Restate, word for word, every line of the data.
'''
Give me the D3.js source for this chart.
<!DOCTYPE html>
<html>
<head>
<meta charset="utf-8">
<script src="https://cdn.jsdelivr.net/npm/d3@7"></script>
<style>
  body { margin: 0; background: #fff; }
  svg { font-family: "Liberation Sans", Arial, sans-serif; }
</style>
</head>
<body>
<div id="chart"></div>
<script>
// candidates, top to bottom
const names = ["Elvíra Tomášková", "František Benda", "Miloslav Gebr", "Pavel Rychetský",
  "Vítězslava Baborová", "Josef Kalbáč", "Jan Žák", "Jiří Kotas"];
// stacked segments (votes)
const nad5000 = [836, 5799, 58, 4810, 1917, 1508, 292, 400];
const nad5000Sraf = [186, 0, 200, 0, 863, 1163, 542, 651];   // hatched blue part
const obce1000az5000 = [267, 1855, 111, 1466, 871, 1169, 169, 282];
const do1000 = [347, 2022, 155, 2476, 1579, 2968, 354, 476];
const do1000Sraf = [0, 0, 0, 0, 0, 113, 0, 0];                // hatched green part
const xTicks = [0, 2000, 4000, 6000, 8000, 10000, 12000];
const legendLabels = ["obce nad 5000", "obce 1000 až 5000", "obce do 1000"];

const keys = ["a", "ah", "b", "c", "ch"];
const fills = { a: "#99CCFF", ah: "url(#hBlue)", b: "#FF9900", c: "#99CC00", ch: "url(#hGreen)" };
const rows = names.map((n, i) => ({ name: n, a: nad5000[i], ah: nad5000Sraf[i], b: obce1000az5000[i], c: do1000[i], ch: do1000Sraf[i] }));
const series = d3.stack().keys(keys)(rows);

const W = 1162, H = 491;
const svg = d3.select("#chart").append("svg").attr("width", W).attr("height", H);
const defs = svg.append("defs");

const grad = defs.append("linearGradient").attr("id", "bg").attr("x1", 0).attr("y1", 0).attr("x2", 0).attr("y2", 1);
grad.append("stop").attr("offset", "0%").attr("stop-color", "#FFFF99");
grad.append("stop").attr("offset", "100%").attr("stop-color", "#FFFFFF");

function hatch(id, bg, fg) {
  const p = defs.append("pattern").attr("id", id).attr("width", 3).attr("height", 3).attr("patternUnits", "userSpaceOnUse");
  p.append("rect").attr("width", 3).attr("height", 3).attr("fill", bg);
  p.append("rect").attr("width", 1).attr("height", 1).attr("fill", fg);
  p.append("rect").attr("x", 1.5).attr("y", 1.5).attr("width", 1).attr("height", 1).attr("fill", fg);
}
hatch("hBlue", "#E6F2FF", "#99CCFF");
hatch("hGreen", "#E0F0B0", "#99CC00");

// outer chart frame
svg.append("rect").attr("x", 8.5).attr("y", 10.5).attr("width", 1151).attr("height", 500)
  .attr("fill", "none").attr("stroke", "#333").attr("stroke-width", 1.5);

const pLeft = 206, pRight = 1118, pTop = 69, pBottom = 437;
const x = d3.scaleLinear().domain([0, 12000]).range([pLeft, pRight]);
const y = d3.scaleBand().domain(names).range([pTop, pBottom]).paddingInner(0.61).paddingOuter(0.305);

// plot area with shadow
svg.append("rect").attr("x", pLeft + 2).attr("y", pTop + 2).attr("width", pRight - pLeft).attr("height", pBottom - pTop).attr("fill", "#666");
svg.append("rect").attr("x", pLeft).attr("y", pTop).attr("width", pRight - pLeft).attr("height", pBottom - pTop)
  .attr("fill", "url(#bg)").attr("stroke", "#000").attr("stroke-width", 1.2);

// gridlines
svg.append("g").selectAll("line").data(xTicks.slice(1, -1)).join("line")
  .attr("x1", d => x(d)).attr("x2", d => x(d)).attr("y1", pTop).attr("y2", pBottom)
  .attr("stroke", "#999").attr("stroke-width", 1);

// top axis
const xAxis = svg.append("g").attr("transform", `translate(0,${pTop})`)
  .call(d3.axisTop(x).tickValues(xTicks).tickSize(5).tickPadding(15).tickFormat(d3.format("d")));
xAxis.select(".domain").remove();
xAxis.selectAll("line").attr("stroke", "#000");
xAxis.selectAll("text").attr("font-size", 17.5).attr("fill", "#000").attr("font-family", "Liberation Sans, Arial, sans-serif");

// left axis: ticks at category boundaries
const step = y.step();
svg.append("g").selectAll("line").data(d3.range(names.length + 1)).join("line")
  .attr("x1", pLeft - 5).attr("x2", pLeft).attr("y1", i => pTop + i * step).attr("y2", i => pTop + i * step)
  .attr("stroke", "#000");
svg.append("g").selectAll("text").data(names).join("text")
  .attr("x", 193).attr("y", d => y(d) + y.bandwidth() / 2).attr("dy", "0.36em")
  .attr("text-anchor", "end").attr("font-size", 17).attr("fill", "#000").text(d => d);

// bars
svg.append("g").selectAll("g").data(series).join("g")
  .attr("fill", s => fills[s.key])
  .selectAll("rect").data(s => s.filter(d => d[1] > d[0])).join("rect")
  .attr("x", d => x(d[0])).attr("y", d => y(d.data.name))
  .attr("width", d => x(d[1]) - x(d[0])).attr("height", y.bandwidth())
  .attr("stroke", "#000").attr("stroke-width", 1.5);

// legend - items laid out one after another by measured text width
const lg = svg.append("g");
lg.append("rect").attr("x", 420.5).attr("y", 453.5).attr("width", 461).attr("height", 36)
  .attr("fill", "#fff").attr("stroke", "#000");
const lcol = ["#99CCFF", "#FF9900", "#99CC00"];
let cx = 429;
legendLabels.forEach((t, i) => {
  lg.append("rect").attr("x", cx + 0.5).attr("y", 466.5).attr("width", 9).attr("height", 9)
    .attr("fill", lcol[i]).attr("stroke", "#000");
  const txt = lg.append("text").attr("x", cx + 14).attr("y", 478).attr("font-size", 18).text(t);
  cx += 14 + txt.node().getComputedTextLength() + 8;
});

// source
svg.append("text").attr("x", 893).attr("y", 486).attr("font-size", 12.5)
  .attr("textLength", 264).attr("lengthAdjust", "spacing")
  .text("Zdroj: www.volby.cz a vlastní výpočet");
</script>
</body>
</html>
'''
▶ _Response_
Give me the D3.js source for this chart.
<!DOCTYPE html>
<html>
<head>
<meta charset="utf-8">
<script src="https://cdn.jsdelivr.net/npm/d3@7"></script>
<style>
  body { margin: 0; background: #fff; }
  svg { font-family: "Liberation Sans", Arial, sans-serif; }
</style>
</head>
<body>
<div id="chart"></div>
<script>
// candidates, top to bottom
const names = ["Elvíra Tomášková", "František Benda", "Miloslav Gebr", "Pavel Rychetský",
  "Vítězslava Baborová", "Josef Kalbáč", "Jan Žák", "Jiří Kotas"];
// stacked segments (votes)
const nad5000 = [836, 5799, 58, 4810, 1917, 1508, 292, 400];
const nad5000Sraf = [186, 0, 200, 0, 863, 1163, 542, 651];   // hatched blue part
const obce1000az5000 = [267, 1855, 111, 1466, 871, 1169, 169, 282];
const do1000 = [347, 2022, 155, 2476, 1579, 2968, 354, 476];
const do1000Sraf = [0, 0, 0, 0, 0, 113, 0, 0];                // hatched green part
const xTicks = [0, 2000, 4000, 6000, 8000, 10000, 12000];
const legendLabels = ["obce nad 5000", "obce 1000 až 5000", "obce do 1000"];

const keys = ["a", "ah", "b", "c", "ch"];
const fills = { a: "#99CCFF", ah: "url(#hBlue)", b: "#FF9900", c: "#99CC00", ch: "url(#hGreen)" };
const rows = names.map((n, i) => ({ name: n, a: nad5000[i], ah: nad5000Sraf[i], b: obce1000az5000[i], c: do1000[i], ch: do1000Sraf[i] }));
const series = d3.stack().keys(keys)(rows);

const W = 1162, H = 491;
const svg = d3.select("#chart").append("svg").attr("width", W).attr("height", H);
const defs = svg.append("defs");

const grad = defs.append("linearGradient").attr("id", "bg").attr("x1", 0).attr("y1", 0).attr("x2", 0).attr("y2", 1);
grad.append("stop").attr("offset", "0%").attr("stop-color", "#FFFF99");
grad.append("stop").attr("offset", "100%").attr("stop-color", "#FFFFFF");

function hatch(id, bg, fg) {
  const p = defs.append("pattern").attr("id", id).attr("width", 3).attr("height", 3).attr("patternUnits", "userSpaceOnUse");
  p.append("rect").attr("width", 3).attr("height", 3).attr("fill", bg);
  p.append("rect").attr("width", 1).attr("height", 1).attr("fill", fg);
  p.append("rect").attr("x", 1.5).attr("y", 1.5).attr("width", 1).attr("height", 1).attr("fill", fg);
}
hatch("hBlue", "#E6F2FF", "#99CCFF");
hatch("hGreen", "#E0F0B0", "#99CC00");

// outer chart frame
svg.append("rect").attr("x", 8.5).attr("y", 10.5).attr("width", 1151).attr("height", 500)
  .attr("fill", "none").attr("stroke", "#333").attr("stroke-width", 1.5);

const pLeft = 206, pRight = 1118, pTop = 69, pBottom = 437;
const x = d3.scaleLinear().domain([0, 12000]).range([pLeft, pRight]);
const y = d3.scaleBand().domain(names).range([pTop, pBottom]).paddingInner(0.61).paddingOuter(0.305);

// plot area with shadow
svg.append("rect").attr("x", pLeft + 2).attr("y", pTop + 2).attr("width", pRight - pLeft).attr("height", pBottom - pTop).attr("fill", "#666");
svg.append("rect").attr("x", pLeft).attr("y", pTop).attr("width", pRight - pLeft).attr("height", pBottom - pTop)
  .attr("fill", "url(#bg)").attr("stroke", "#000").attr("stroke-width", 1.2);

// gridlines
svg.append("g").selectAll("line").data(xTicks.slice(1, -1)).join("line")
  .attr("x1", d => x(d)).attr("x2", d => x(d)).attr("y1", pTop).attr("y2", pBottom)
  .attr("stroke", "#999").attr("stroke-width", 1);

// top axis
const xAxis = svg.append("g").attr("transform", `translate(0,${pTop})`)
  .call(d3.axisTop(x).tickValues(xTicks).tickSize(5).tickPadding(15).tickFormat(d3.format("d")));
xAxis.select(".domain").remove();
xAxis.selectAll("line").attr("stroke", "#000");
xAxis.selectAll("text").attr("font-size", 17.5).attr("fill", "#000").attr("font-family", "Liberation Sans, Arial, sans-serif");

// left axis: ticks at category boundaries
const step = y.step();
svg.append("g").selectAll("line").data(d3.range(names.length + 1)).join("line")
  .attr("x1", pLeft - 5).attr("x2", pLeft).attr("y1", i => pTop + i * step).attr("y2", i => pTop + i * step)
  .attr("stroke", "#000");
svg.append("g").selectAll("text").data(names).join("text")
  .attr("x", 193).attr("y", d => y(d) + y.bandwidth() / 2).attr("dy", "0.36em")
  .attr("text-anchor", "end").attr("font-size", 17).attr("fill", "#000").text(d => d);

// bars
svg.append("g").selectAll("g").data(series).join("g")
  .attr("fill", s => fills[s.key])
  .selectAll("rect").data(s => s.filter(d => d[1] > d[0])).join("rect")
  .attr("x", d => x(d[0])).attr("y", d => y(d.data.name))
  .attr("width", d => x(d[1]) - x(d[0])).attr("height", y.bandwidth())
  .attr("stroke", "#000").attr("stroke-width", 1.5);

// legend - items laid out one after another by measured text width
const lg = svg.append("g");
lg.append("rect").attr("x", 420.5).attr("y", 453.5).attr("width", 461).attr("height", 36)
  .attr("fill", "#fff").attr("stroke", "#000");
const lcol = ["#99CCFF", "#FF9900", "#99CC00"];
let cx = 429;
legendLabels.forEach((t, i) => {
  lg.append("rect").attr("x", cx + 0.5).attr("y", 466.5).attr("width", 9).attr("height", 9)
    .attr("fill", lcol[i]).attr("stroke", "#000");
  const txt = lg.append("text").attr("x", cx + 14).attr("y", 478).attr("font-size", 18).text(t);
  cx += 14 + txt.node().getComputedTextLength() + 8;
});

// source
svg.append("text").attr("x", 893).attr("y", 486).attr("font-size", 12.5)
  .attr("textLength", 264).attr("lengthAdjust", "spacing")
  .text("Zdroj: www.volby.cz a vlastní výpočet");
</script>
</body>
</html>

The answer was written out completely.